Alere Education

Overview
Alere Education is an open resource library with science-based customizable activities for kids to build important cognitive, social, and emotional skills. This is a work-in-progress.
Alere Education is the result of a need-finding exercise with the Stanford Graduate School of Education, Children's Advocacy Center of Santa Clara County, Santa Clara County District Attorney's Office, and Harvard Graduate School of Education.
I am leading this project from conceptualizing the idea to proving its value. This includes conducting literature reviews and expert interviews, wire-framing, coding the prototype, sourcing trusted testers, gathering feedback, and securing grant funding.
Children are experiencing more stress than ever before.
Childhood is a formative time for cognitive, social, and emotional development. In early years (birth to age 5), children form more than one million new neural connections every second, establishing the brain's architecture.
However, adversity is widespread and it affects normative childhood development. Global research indicates that approximately two-thirds of the population in wealthy nations have experienced at least one adverse childhood experience (ACE), with higher rates in environments marked by systemic violence. Children's stress, anxiety, and depression levels have shown a significant upward trend over the last decade. Between 2016 and 2020, child anxiety increased by 29% and depression by 27%, while behavioral issues rose by 21%.
When adversity is strong or prolonged, it leads to stress responses known as toxic stress that disrupt the development of brain architecture. Specifically, toxic stress impacts executive functions, the processing skills responsible for memory, flexible thinking, and impulse control.
Social-emotional learning activities for the in-between moments.
Children are learning all the time. I created this resource library to make it easy for parents, educators, and caregivers to infuse short, less than 10-minute long, science-based activities in their days and nurture important skills for kids.

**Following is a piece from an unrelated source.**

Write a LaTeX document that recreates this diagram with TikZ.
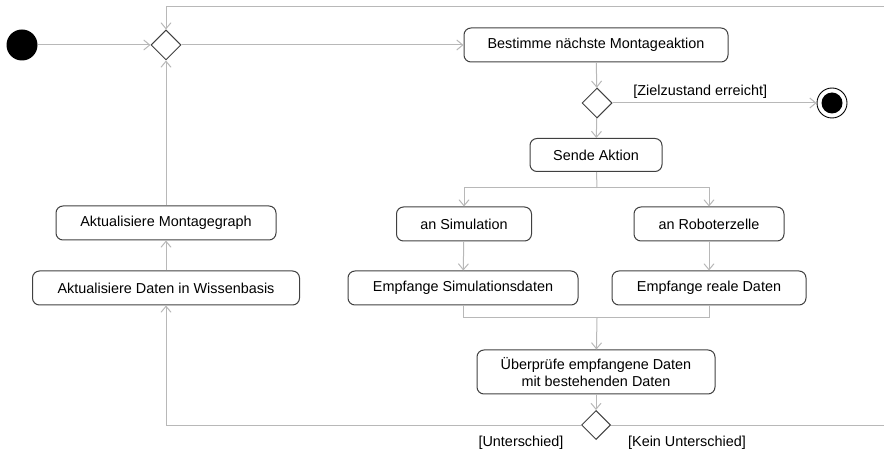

The activities focus on nurturing three areas:
Thinking Skills: The ability to focus attention, interpret information, adapt to change, and solve problems. Strong thinking skills help children plan, organize, and stay flexible.
Emotional Skills: The ability to recognize, understand, regulate, and express emotions. Key skills include self-awareness and self-efficacy (the belief in one’s own ability).
Social Skills: The ability to listen well, communicate clearly, and resolve conflict. Showing empathy, understanding diverse perspectives, and taking turns help maintain healthy relationships.
Executive functions and foundational social-emotional skills are malleable; they can be strengthened through practice. Adults play an important role in modeling the skills and scaffolding, providing enough support to help a child master skills beyond their current ability. By focusing on face to face adult-child activities and empowering adults to customize activities for each child’s unique environment, Alere helps families strengthen relationships and build resilience together.